— Instructions for the task —
In the records below, find each line with the word "this" and copy it.
* BEGIN Supplied records *
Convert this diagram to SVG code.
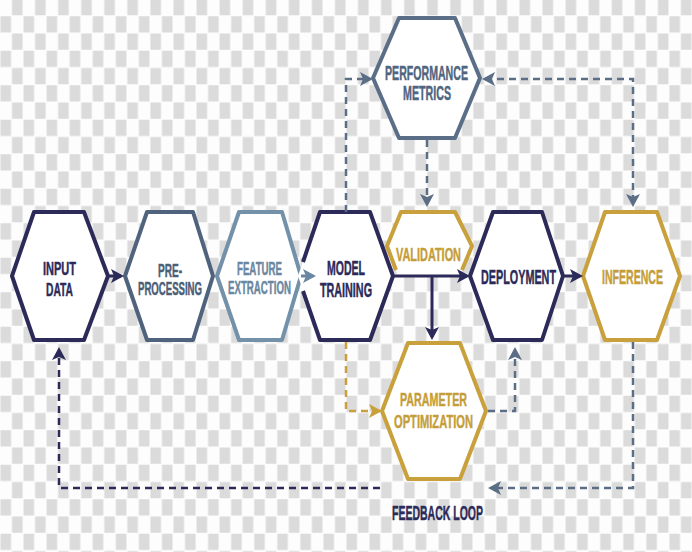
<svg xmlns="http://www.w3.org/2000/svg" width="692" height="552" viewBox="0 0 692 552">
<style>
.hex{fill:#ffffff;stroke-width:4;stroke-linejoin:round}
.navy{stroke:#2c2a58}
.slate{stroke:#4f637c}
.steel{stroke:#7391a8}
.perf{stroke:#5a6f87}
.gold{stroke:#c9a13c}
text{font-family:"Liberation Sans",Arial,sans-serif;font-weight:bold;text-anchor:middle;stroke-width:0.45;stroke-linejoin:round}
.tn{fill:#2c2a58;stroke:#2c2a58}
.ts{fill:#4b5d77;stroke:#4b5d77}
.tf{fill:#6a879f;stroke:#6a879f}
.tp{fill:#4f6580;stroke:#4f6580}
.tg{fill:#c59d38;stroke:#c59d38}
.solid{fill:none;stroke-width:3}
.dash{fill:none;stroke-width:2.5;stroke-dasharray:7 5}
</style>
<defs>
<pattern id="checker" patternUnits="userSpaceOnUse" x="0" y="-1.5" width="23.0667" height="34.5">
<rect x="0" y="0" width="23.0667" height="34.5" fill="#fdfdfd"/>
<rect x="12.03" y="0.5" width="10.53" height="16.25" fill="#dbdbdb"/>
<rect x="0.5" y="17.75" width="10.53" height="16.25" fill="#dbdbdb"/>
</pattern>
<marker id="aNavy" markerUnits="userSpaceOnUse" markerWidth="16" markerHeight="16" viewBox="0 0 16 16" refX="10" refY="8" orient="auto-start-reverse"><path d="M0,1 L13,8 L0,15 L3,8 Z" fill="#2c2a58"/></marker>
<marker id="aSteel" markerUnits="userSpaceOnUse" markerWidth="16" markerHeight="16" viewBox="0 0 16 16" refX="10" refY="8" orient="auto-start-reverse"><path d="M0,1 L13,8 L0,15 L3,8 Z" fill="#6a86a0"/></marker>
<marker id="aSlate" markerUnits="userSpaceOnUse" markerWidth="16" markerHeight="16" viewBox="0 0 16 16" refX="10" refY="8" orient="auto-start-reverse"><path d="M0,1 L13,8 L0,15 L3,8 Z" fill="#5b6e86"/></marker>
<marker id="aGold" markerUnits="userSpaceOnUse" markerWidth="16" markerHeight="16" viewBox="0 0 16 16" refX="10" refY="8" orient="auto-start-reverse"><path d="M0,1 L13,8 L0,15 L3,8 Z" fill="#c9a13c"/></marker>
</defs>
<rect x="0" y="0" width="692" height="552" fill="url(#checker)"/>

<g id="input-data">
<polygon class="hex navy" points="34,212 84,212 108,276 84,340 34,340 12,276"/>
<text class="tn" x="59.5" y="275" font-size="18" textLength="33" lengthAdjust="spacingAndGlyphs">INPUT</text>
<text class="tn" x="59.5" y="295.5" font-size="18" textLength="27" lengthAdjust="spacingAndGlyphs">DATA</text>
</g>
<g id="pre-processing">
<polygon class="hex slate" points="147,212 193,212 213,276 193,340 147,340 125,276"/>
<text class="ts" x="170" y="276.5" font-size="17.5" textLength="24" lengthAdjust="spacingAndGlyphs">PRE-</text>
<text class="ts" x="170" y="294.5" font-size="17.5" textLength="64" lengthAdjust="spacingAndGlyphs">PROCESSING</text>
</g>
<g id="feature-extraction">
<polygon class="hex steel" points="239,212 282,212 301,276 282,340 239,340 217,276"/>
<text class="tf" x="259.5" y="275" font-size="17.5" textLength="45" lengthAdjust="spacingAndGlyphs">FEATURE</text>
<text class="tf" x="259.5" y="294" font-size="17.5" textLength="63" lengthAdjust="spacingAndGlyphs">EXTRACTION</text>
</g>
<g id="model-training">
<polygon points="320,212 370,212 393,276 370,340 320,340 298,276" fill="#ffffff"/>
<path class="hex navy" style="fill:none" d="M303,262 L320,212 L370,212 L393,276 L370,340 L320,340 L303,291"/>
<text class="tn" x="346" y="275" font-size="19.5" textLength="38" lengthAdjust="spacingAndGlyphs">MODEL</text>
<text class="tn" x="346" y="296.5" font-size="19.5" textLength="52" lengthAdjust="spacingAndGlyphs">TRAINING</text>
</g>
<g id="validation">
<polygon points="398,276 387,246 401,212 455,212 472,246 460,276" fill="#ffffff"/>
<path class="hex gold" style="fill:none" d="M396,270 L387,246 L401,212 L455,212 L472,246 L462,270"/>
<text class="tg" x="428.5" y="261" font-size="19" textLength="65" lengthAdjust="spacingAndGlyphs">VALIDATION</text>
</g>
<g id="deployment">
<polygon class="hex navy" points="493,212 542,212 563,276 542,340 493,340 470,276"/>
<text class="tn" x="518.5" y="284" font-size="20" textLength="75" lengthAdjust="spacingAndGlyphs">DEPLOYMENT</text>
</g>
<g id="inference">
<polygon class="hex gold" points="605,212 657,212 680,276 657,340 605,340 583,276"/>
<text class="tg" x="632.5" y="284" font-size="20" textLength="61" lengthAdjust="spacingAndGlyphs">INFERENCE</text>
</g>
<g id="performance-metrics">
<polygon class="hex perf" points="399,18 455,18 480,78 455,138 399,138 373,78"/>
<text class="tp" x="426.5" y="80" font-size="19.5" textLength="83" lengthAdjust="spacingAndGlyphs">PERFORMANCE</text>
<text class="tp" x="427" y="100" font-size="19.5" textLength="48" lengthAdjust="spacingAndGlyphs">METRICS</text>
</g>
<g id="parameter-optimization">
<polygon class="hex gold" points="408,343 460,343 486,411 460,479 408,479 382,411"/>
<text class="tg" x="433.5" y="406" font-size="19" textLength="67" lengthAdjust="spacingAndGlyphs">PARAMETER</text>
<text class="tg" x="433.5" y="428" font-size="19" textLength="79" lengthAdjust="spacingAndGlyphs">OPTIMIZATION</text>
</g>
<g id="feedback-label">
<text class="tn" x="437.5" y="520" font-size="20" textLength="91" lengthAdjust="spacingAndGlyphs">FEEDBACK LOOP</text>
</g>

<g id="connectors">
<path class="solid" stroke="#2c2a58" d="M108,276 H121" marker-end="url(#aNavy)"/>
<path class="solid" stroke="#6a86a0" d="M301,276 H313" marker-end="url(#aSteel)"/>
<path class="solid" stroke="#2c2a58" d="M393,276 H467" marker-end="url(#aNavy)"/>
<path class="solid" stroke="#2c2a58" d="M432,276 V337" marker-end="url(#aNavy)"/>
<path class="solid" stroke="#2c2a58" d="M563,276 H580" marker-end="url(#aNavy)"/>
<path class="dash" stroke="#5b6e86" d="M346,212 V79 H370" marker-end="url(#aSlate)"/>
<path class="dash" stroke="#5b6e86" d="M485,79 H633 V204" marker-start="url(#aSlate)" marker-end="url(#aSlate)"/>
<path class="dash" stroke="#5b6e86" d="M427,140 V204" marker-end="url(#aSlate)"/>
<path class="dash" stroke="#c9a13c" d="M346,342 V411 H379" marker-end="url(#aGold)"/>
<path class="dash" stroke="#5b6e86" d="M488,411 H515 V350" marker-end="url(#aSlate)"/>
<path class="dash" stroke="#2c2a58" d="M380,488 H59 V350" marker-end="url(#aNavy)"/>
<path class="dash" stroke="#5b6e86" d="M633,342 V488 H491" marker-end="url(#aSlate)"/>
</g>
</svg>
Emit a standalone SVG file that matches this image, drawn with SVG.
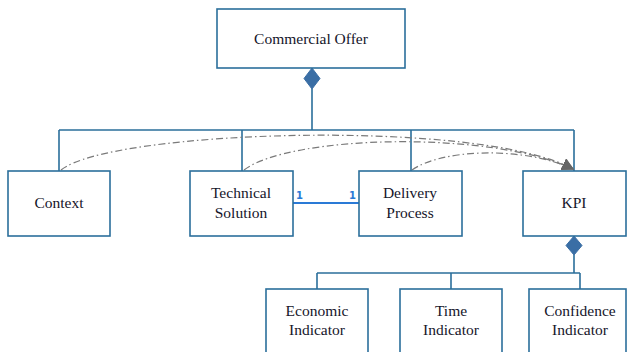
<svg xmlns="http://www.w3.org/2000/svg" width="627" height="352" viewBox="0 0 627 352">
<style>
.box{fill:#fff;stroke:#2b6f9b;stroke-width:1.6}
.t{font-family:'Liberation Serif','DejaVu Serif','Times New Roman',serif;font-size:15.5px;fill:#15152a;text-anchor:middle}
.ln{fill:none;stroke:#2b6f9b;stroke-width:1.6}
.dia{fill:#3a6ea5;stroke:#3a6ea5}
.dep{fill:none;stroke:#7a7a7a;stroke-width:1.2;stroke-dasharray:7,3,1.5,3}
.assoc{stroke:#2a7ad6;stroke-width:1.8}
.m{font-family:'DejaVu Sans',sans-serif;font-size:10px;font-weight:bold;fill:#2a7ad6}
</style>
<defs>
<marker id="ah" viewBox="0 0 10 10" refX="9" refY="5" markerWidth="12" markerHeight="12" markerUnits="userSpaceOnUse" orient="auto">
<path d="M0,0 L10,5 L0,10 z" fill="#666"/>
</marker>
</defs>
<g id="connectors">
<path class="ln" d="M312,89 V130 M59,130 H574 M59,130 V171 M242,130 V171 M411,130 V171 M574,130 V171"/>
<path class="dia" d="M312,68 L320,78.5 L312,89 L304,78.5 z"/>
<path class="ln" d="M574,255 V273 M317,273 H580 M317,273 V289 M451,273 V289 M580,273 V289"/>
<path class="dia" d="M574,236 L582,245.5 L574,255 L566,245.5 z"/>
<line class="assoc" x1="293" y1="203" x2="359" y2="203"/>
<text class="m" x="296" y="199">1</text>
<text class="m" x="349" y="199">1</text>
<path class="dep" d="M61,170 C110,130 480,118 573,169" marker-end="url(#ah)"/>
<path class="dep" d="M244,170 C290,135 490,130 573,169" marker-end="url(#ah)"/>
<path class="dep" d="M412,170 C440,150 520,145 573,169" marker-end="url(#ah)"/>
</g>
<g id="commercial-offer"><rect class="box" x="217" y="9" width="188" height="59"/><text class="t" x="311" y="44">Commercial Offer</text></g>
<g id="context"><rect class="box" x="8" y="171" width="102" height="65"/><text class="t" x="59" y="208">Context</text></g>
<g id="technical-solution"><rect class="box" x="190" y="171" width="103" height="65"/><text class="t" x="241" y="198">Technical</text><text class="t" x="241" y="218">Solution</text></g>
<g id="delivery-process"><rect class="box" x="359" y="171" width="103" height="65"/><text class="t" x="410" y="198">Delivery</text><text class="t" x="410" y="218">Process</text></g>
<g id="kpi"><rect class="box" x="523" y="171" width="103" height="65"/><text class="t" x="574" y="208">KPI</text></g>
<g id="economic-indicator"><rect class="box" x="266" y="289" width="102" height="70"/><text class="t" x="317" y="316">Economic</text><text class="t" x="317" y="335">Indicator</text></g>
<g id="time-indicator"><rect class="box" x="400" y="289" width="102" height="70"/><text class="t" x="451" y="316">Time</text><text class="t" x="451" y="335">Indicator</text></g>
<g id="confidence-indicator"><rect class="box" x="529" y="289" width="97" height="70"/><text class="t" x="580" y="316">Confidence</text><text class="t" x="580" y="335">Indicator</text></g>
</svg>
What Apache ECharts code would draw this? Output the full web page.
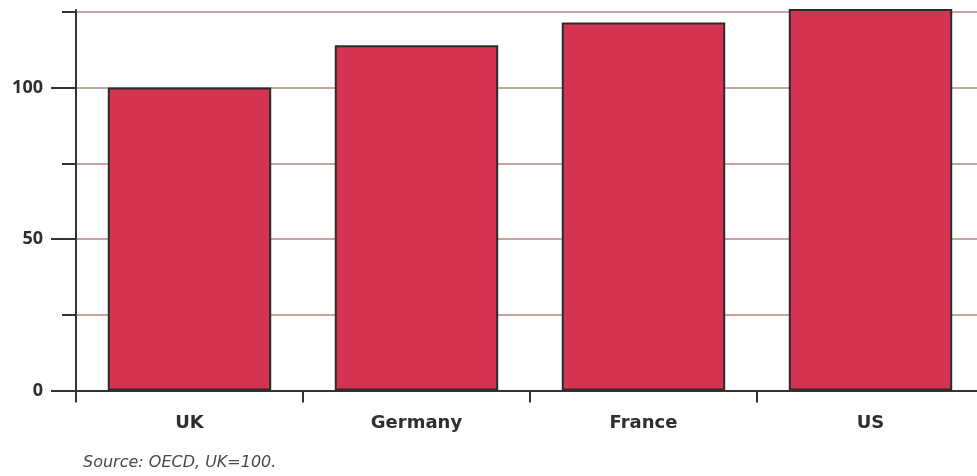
* END Supplied records *
— Response —
Convert this diagram to SVG code.
Emit a standalone SVG file that matches this image, drawn with SVG.
What Apache ECharts code would draw this? Output the full web page.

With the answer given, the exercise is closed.